Дело в том, что Карен Георгиевич, вполне, заметим, обоснованно решив, что Чехов в наше время ни на строчку не устарел, оставил исходный текст почти без изменений. В итоге выходит, что в провинциальной дурке психи легко беседуют с врачами о Диогене, мыслят в рамках философии экзистенциализма и невзначай поминают Вольтера. Но это еще полбеды, как и наличие в кадре Александра Панкратова-Черного, который неизменно рождает в памяти незабвенные картины из наследия Анатолия Эйрамджана.
Хуже то, что у всех актеров, за исключением действительно потрясающе органичного Ильина, данные режиссером задачи и сверхзадачи светятся прямо на лице, что в интерьере всамделишной лечебницы выглядит крайне забавно и уж никак не соответствует общей трагической интонации. И дело тут, конечно, не в том, что осовременивать классику нельзя – можно и даже нужно. В недавних «Карамазовых» Петр Зеленка нашел изящный и рабочий ход, сумев перенести в наше время Достоевского, сохранив и букву и дух. Вероятно, Карен Георгиевич просто понадеялся на чудодейственные свойства текста, которые спасали уже не одну картину, но их оказалось недостаточно, как и одного на весь фильм Ильина.

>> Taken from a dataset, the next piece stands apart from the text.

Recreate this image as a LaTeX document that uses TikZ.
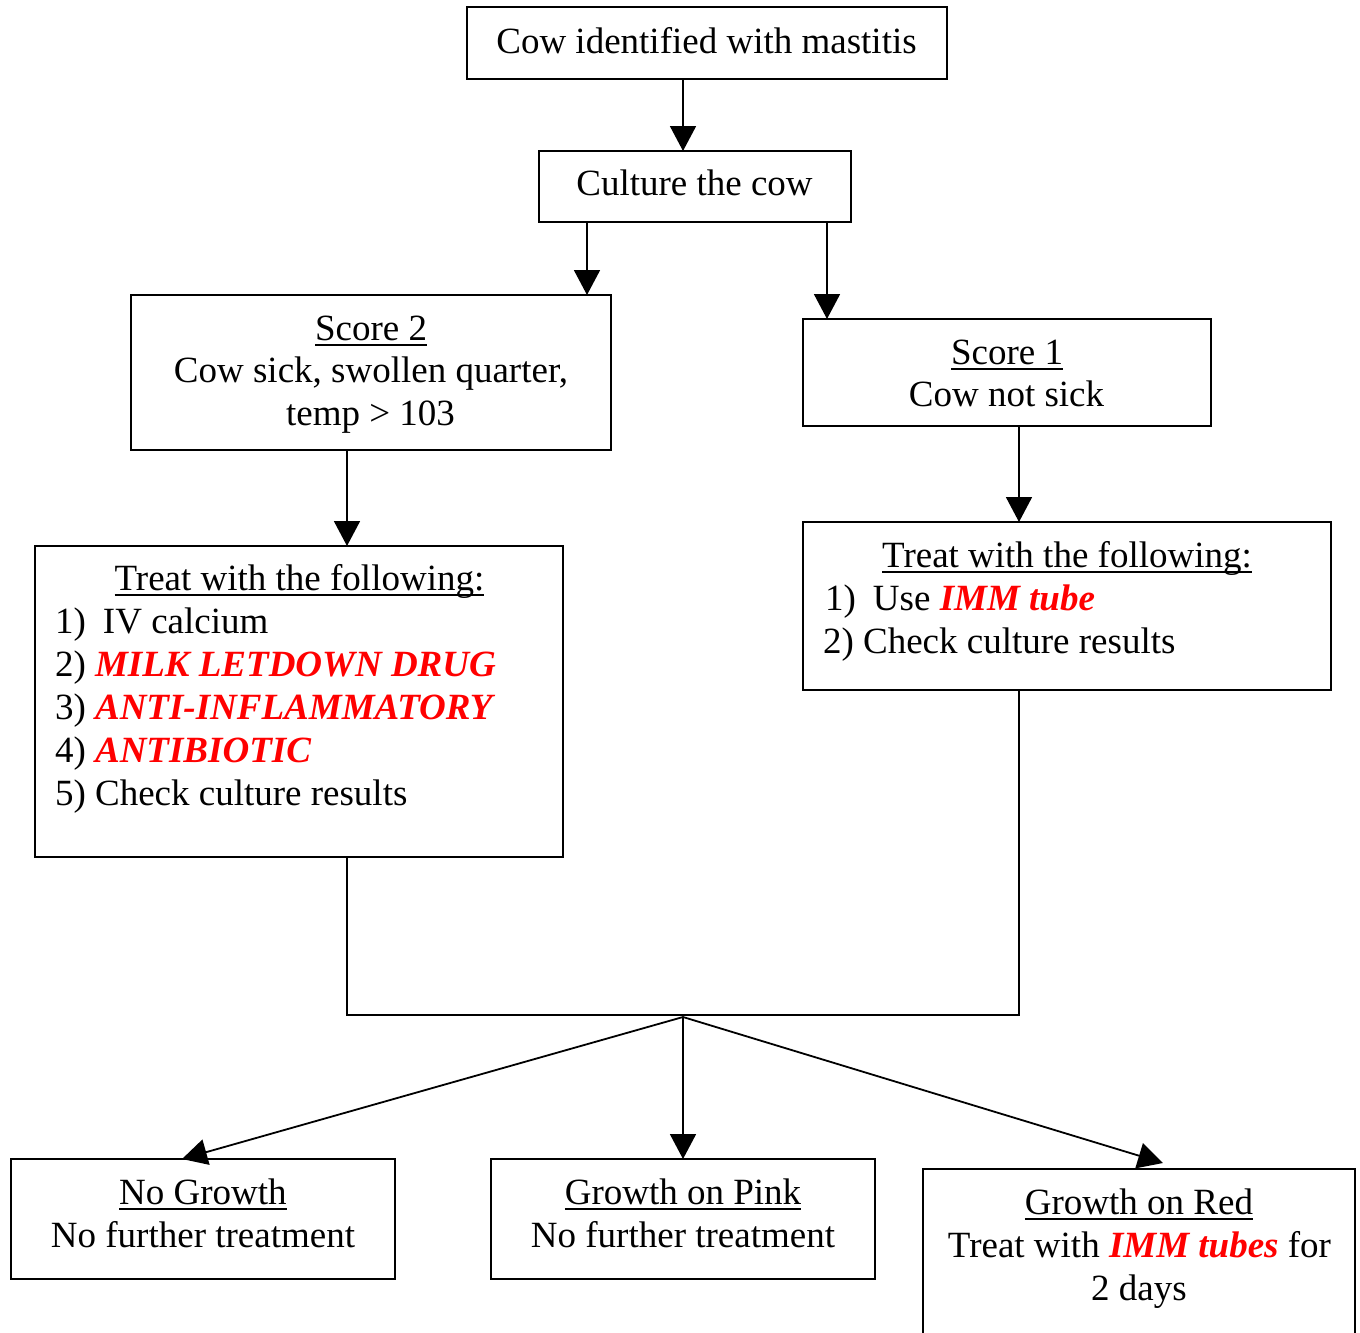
\documentclass[tikz,border=0pt]{standalone}
\usepackage{fontspec}
\setmainfont{Liberation Serif}
\usetikzlibrary{arrows.meta,calc}
\newcommand\redbi[1]{\textcolor{red}{\textbf{\textit{#1}}}}
\newcommand\myul[1]{\setbox0\hbox{#1}\rlap{\rule[-6pt]{\wd0}{1.8pt}}\box0}
\newcommand\numlab[1]{\makebox[48pt][l]{#1}}
\begin{document}
\begin{tikzpicture}[x=1pt,y=-1pt,
  box/.style={draw, line width=1.8pt, inner sep=0pt, outer sep=0pt},
  txt/.style={inner sep=0pt, outer sep=0pt, font=\fontsize{37}{43}\selectfont},
  ctr/.style={txt, anchor=base},
  lft/.style={txt, anchor=base west},
  arr/.style={line width=1.8pt, -{Triangle[length=25pt,width=26pt]}},
  conn/.style={line width=1.8pt}]
\useasboundingbox (0,0) rectangle (1360,1333);
\fill[white] (0,0) rectangle (1360,1333);
% boxes
\node[box, minimum width=480pt, minimum height=72pt] (top) at (707,43) {};
\node[box, minimum width=312pt, minimum height=71pt] (culture) at (695,186.5) {};
\node[box, minimum width=480pt, minimum height=155pt] (score2) at (371,372.5) {};
\node[box, minimum width=408pt, minimum height=107pt] (score1) at (1007,372.5) {};
\node[box, minimum width=528pt, minimum height=311pt] (treatL) at (299,701.5) {};
\node[box, minimum width=528pt, minimum height=168pt] (treatR) at (1067,606) {};
\node[box, minimum width=384pt, minimum height=120pt] (noG) at (203,1219) {};
\node[box, minimum width=384pt, minimum height=120pt] (pink) at (683,1219) {};
\node[box, minimum width=432pt, minimum height=176pt] (red) at (1139,1257) {};
% texts
\node[ctr] (t1) at (706.5,53) {Cow identified with mastitis};
\node[ctr] (t2) at (694.5,195) {Culture the cow};
\node[ctr] (s2a) at (371,340) {\myul{Score 2}};
\node[ctr] (s2b) at (371,382) {Cow sick, swollen quarter,};
\node[ctr] (s2c) at (370.5,425) {temp > 103};
\node[ctr] (s1a) at (1007,364) {\myul{Score 1}};
\node[ctr] (s1b) at (1006.5,406) {Cow not sick};
\node[ctr] (lta) at (299.5,590) {\myul{Treat with the following:}};
\node[lft] (ltb) at (55,633) {\numlab{1)}IV calcium};
\node[lft] (ltc) at (55,676) {2) \redbi{MILK LETDOWN DRUG}};
\node[lft] (ltd) at (55,719) {3) \redbi{ANTI-INFLAMMATORY}};
\node[lft] (lte) at (55,762) {4) \redbi{ANTIBIOTIC}};
\node[lft] (ltf) at (55,805) {5) Check culture results};
\node[ctr] (rta) at (1067,567) {\myul{Treat with the following:}};
\node[lft] (rtb) at (825,610) {\numlab{1)}Use \redbi{IMM tube}};
\node[lft] (rtc) at (823,653) {2) Check culture results};
\node[ctr] (nga) at (203,1204) {\myul{No Growth}};
\node[ctr] (ngb) at (203,1247) {No further treatment};
\node[ctr] (pka) at (683,1204) {\myul{Growth on Pink}};
\node[ctr] (pkb) at (683,1247) {No further treatment};
\node[ctr] (rda) at (1139,1214) {\myul{Growth on Red}};
\node[ctr] (rdb) at (1139.5,1257) {Treat with \redbi{IMM tubes} for};
\node[ctr] (rdc) at (1139,1300) {2 days};
% connectors
\coordinate (j) at (683,1017);
\draw[arr] (top.south -| j) -- (culture.north -| j);
\draw[arr] (culture.south) ++(-108,0) coordinate (c1) -- (c1 |- score2.north);
\draw[arr] (culture.south) ++(132,0) coordinate (c2) -- (c2 |- score1.north);
\draw[arr] (score2.south) ++(-24,0) coordinate (c3) -- (c3 |- treatL.north);
\draw[arr] (score1.south) ++(12,0) coordinate (c4) -- (c4 |- treatR.north);
\draw[conn] (treatL.south) ++(48,0) coordinate (c5) -- ++(0,158) coordinate (c6) -| ([xshift=-48pt]treatR.south);
\coordinate (eL) at ([xshift=-21pt]noG.north);
\coordinate (eR) at ([shift={(24,-6)}]red.north);
\draw[arr] (j) -- (eL);
\draw[arr] (j) -- (pink.north);
\draw[arr] (j) -- (eR);
\end{tikzpicture}
\end{document}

Худший фильм русской части конкурса и серьезный претендент на приз за главную мужскую роль.
После такого уже совсем не было сил смотреть ни на страдания стареющей нимфоманки во французской «Другой» , ни на то же самое у молодой голландки в «Голландии». В первом случае впрочем, в финале зрительские мучения вознаграждались ударом молотка, нанесенным главной героиней непосредственно по собственной голове.
Беспокойное сердце, впрочем, запасшись терпением, легко вознаграждалось на завершающем день псевдодокументальном «Сити 24» Цзя Чжанкэ, показанном в рамках «Азиатского экстрима». Авиастроительный завод «420» (это название) в китайском городе Ченду сносят, чтобы построить на его месте огромный жилой комплекс. Разные поколения работников завода, а потом и их дети рассказывают о жизни. Завод постепенно пустеет, а потом его разбирают и, наконец, рушат. Из всего этого режиссер выстраивает зрелище, от которого совершенно невозможно оторваться.
Фильм медленно разгоняется, рассказы становятся все более щемящими, реальные люди смеются и плачут, а жизнь в очередной раз оказывается интереснее всякой выдумки.
В фильме есть то, чего остро не хватает большинству фестивальных картин. Чжанкэ, ключевой представитель появившегося в 90-е шестого поколения китайских режиссеров, своим фильмом дает понять одну простую вещь: жизнь – самый интересный сценарий, а задача художника в том, чтобы, озрясь окрест, увидеть подходящую историю и найти слова, чтобы ее рассказать. Один из героев рассказывает: «Она отдала мне свое мороженое и ушла не оглядываясь». А вы говорите — Триер.